Mitchell’s performance in 1950 was certainly respectable—a .308 batting average (marking the fifth consecutive year in which he had batted over .300). But his home-run total was a meager three, and the pressure to hit the long ball intensified when Al Lopez assumed the Indians’ managerial reins for the 1951 season. He pushed Mitchell relentlessly to pull the ball to right field instead of slapping at it. (“Swish the bat, Mitch,” the manager would repeatedly say when Dale came to the plate. “Use your power.”) Mitchell responded by hitting eleven home runs (a respectable level in a season when the league leader hit only thirty-three). But his batting average dropped to .290—an acceptable record for many, but not for the Oklahoma native. Mitchell returned to his earlier batting form in 1952 and was able to raise his batting average to .323, only four points below the league leader. But the home run total dropped to five, and the Indians finished two games behind the Yankees in second place.
Mitchell’s higher batting average may have pleased some people, but not Greenberg. He resumed the quest for more home runs, and his displeasure was made known not only to Mitchell but routinely reported in the press. It was not something that endeared Mitchell to the team’s general manager. “Greenberg put a lot of pressure on him,” one of Mitchell’s sons remembered, “and he did not like Greenberg.” In the spring of 1953, there was talk about Mitchell quitting after the end of the season, but his performance seemed to make that unnecessary. He hit a career-high thirteen home runs that year while batting an even .300, and before the season was over Mitchell was assuring reporters that he was not about to leave baseball when he was having his best season. “And next year,” he promised, “I plan to swing for distance even more.”
Sadly, Mitchell never got the opportunity to fulfill that promise. Greenberg remained dissatisfied, and in the beginning of the 1954 season, Mitchell learned that a lifetime batting average of .315 over more than seven full seasons was not enough to keep his position in left field. Instead, the job was given to Al Smith, a younger player who seemed to have the ability to hit more home runs (although that proved to be a false hope, as Smith would hit only eleven home runs in 1954, two fewer than Mitchell had hit the previous season).

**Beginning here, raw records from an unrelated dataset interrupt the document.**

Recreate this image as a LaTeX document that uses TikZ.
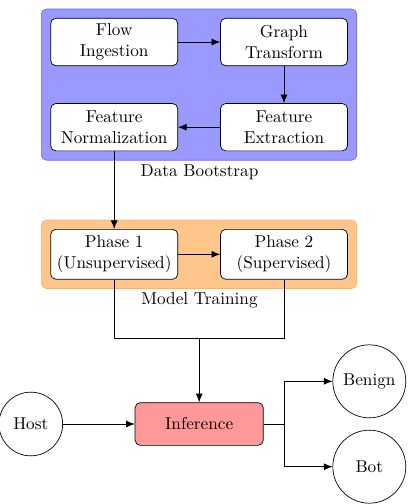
\documentclass[tikz,border=0pt]{standalone}
\usetikzlibrary{arrows.meta,fit,backgrounds}
\begin{document}
\begin{tikzpicture}[x=0.581pt,y=-0.581pt,
  stagebox/.style={draw, fill=white, rounded corners=3pt, align=center, minimum width=73.8pt, minimum height=27.5pt, inner sep=2pt},
  groupbox/.style={rounded corners=3pt, inner sep=5.2pt},
  circnode/.style={draw, circle, minimum size=42.4pt, inner sep=1pt},
  arr/.style={-{Latex[length=5pt,width=4pt]}},
  lbl/.style={inner sep=0pt}
]
\useasboundingbox (0,0) rectangle (411,504);
% Data Bootstrap
\node[stagebox] (flow) at (114.2,42) {Flow\\Ingestion};
\node[stagebox] (graph) at (284,42) {Graph\\Transform};
\node[stagebox] (norm) at (114.2,127.2) {Feature\\Normalization};
\node[stagebox] (extr) at (284,127.2) {Feature\\Extraction};
\begin{scope}[on background layer]
\node[groupbox, fill=blue!40, draw=blue!60, fit=(flow)(graph)(norm)(extr)] (g1) {};
\end{scope}
\node[lbl] (g1l) at (199.5,172) {Data Bootstrap};
% Model Training
\node[stagebox, minimum height=29pt] (p1) at (114.2,254.3) {Phase 1\\(Unsupervised)};
\node[stagebox, minimum height=29pt] (p2) at (284,254.3) {Phase 2\\(Supervised)};
\begin{scope}[on background layer]
\node[groupbox, fill=orange!45, draw=orange!60, fit=(p1)(p2)] (g2) {};
\end{scope}
\node[lbl] (g2l) at (199.5,300.7) {Model Training};
% Inference
\node[draw, fill=red!40, rounded corners=3pt, minimum width=74.5pt, minimum height=24.8pt] (inf) at (199.2,424) {Inference};
\node[circnode, minimum size=37pt] (host) at (30.8,424) {Host};
\node[circnode] (benign) at (369.3,381.3) {Benign};
\node[circnode] (bot) at (369.3,466.7) {Bot};
\coordinate (j) at (199.2,338.7);
\coordinate (s) at (284,424);
% connectors
\draw[arr] (flow) -- (graph);
\draw[arr] (graph) -- (extr);
\draw[arr] (extr) -- (norm);
\draw[arr] (norm) -- (p1);
\draw[arr] (p1) -- (p2);
\draw (p1.south) |- (j) -| (p2.south);
\draw[arr] (j) -- (inf.north);
\draw[arr] (host) -- (inf);
\draw (inf.east) -- (s);
\draw[arr] (s) |- (benign.west);
\draw[arr] (s) |- (bot.west);
\end{tikzpicture}
\end{document}
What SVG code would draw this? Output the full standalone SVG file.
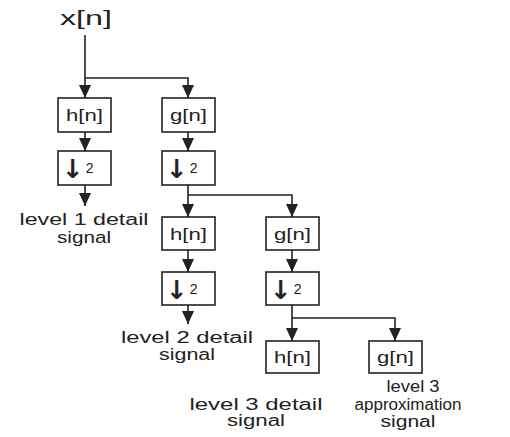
<svg xmlns="http://www.w3.org/2000/svg" width="510" height="437" viewBox="0 0 510 437">
  <style>
    .box { fill: #ffffff; stroke: #222222; stroke-width: 1.6; }
    .wire { fill: none; stroke: #222222; stroke-width: 1.6; }
    .lbl { font-family: "Liberation Sans", Arial, sans-serif; fill: #222222; text-anchor: middle; }
    .ftx { font-size: 17px; }
    .cap { font-size: 16px; }
    .arr { font-family: "DejaVu Sans", sans-serif; font-size: 26px; font-weight: bold; fill: #222222; }
    .two { font-family: "Liberation Sans", Arial, sans-serif; font-size: 14px; fill: #222222; }
  </style>
  <defs>
    <marker id="head" markerUnits="userSpaceOnUse" markerWidth="14" markerHeight="12" viewBox="0 0 14 12" refX="13" refY="6" orient="auto">
      <path d="M0,0 L13,6 L0,12 Z" fill="#222222"/>
    </marker>
  </defs>

  <rect width="510" height="437" fill="#ffffff"/>

  <!-- input signal -->
  <g id="input">
    <text class="lbl" x="86" y="25" font-size="20" textLength="52" lengthAdjust="spacingAndGlyphs">x[n]</text>
  </g>

  <!-- connectors -->
  <g id="connectors">
    <path class="wire" d="M85,35 V98" marker-end="url(#head)"/>
    <path class="wire" d="M85,78 H188 V98" marker-end="url(#head)"/>
    <path class="wire" d="M85,132 V151" marker-end="url(#head)"/>
    <path class="wire" d="M85,185 V206" marker-end="url(#head)"/>
    <path class="wire" d="M188,132 V151" marker-end="url(#head)"/>
    <path class="wire" d="M188,185 V217" marker-end="url(#head)"/>
    <path class="wire" d="M188,195 H292 V217" marker-end="url(#head)"/>
    <path class="wire" d="M188,250 V272" marker-end="url(#head)"/>
    <path class="wire" d="M188,305 V324" marker-end="url(#head)"/>
    <path class="wire" d="M292,250 V272" marker-end="url(#head)"/>
    <path class="wire" d="M292,305 V341" marker-end="url(#head)"/>
    <path class="wire" d="M292,318 H395 V341" marker-end="url(#head)"/>
  </g>

  <!-- level 1 -->
  <g id="h1">
    <rect class="box" x="58" y="98" width="53" height="34"/>
    <text class="lbl ftx" x="84.5" y="121" textLength="37" lengthAdjust="spacingAndGlyphs">h[n]</text>
  </g>
  <g id="d1">
    <rect class="box" x="58" y="151" width="53" height="34"/>
    <text x="62" y="178"><tspan class="arr">↓</tspan><tspan class="two" dx="2" dy="-5">2</tspan></text>
  </g>
  <g id="g1">
    <rect class="box" x="162" y="98" width="53" height="34"/>
    <text class="lbl ftx" x="188.5" y="121" textLength="37" lengthAdjust="spacingAndGlyphs">g[n]</text>
  </g>
  <g id="gd1">
    <rect class="box" x="162" y="151" width="53" height="34"/>
    <text x="166" y="178"><tspan class="arr">↓</tspan><tspan class="two" dx="2" dy="-5">2</tspan></text>
  </g>
  <g id="out1">
    <text class="lbl cap" x="84" y="225" textLength="129" lengthAdjust="spacingAndGlyphs">level 1 detail</text>
    <text class="lbl cap" x="84" y="243" textLength="54" lengthAdjust="spacingAndGlyphs">signal</text>
  </g>

  <!-- level 2 -->
  <g id="h2">
    <rect class="box" x="162" y="217" width="53" height="33"/>
    <text class="lbl ftx" x="188.5" y="239.5" textLength="37" lengthAdjust="spacingAndGlyphs">h[n]</text>
  </g>
  <g id="d2">
    <rect class="box" x="162" y="272" width="53" height="33"/>
    <text x="166" y="299"><tspan class="arr">↓</tspan><tspan class="two" dx="2" dy="-5">2</tspan></text>
  </g>
  <g id="g2">
    <rect class="box" x="266" y="217" width="53" height="33"/>
    <text class="lbl ftx" x="292.5" y="239.5" textLength="37" lengthAdjust="spacingAndGlyphs">g[n]</text>
  </g>
  <g id="gd2">
    <rect class="box" x="266" y="272" width="53" height="33"/>
    <text x="270" y="299"><tspan class="arr">↓</tspan><tspan class="two" dx="2" dy="-5">2</tspan></text>
  </g>
  <g id="out2">
    <text class="lbl cap" x="187" y="343" textLength="132" lengthAdjust="spacingAndGlyphs">level 2 detail</text>
    <text class="lbl cap" x="187" y="360" textLength="56" lengthAdjust="spacingAndGlyphs">signal</text>
  </g>

  <!-- level 3 -->
  <g id="h3">
    <rect class="box" x="266" y="341" width="53" height="32"/>
    <text class="lbl ftx" x="292.5" y="363" textLength="37" lengthAdjust="spacingAndGlyphs">h[n]</text>
  </g>
  <g id="g3">
    <rect class="box" x="369" y="341" width="53" height="32"/>
    <text class="lbl ftx" x="395.5" y="363" textLength="37" lengthAdjust="spacingAndGlyphs">g[n]</text>
  </g>
  <g id="out3">
    <text class="lbl cap" x="256" y="410" textLength="133" lengthAdjust="spacingAndGlyphs">level 3 detail</text>
    <text class="lbl cap" x="256" y="426" textLength="58" lengthAdjust="spacingAndGlyphs">signal</text>
  </g>
  <g id="approx3">
    <text class="lbl cap" x="413" y="392" font-size="17" textLength="53" lengthAdjust="spacingAndGlyphs">level 3</text>
    <text class="lbl cap" x="408" y="410" font-size="17" textLength="107" lengthAdjust="spacingAndGlyphs">approximation</text>
    <text class="lbl cap" x="408" y="427" font-size="17" textLength="55" lengthAdjust="spacingAndGlyphs">signal</text>
  </g>
</svg>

In the meantime, Mitchell was relegated almost entirely to pinch-hitting duty, appearing in only fifty-three games and having only sixty at bats with just one home run—ironically, a blast in September that won the pennant-clinching game for the Indians. The next year was no different, with Mitchell appearing in only sixty-one games with just fifty-one at bats, and there was now constant talk about what would happen to one of the Indians’ most popular players. “I’m still convinced that I can produce playing regularly,” Mitchell told a reporter at spring training in 1956. But he knew that the decision to play him regularly was not his to make and that he could endure only so much frustration. “If I can’t get the chance,” he added, “I may as well go home and get into a business that will keep me occupied.”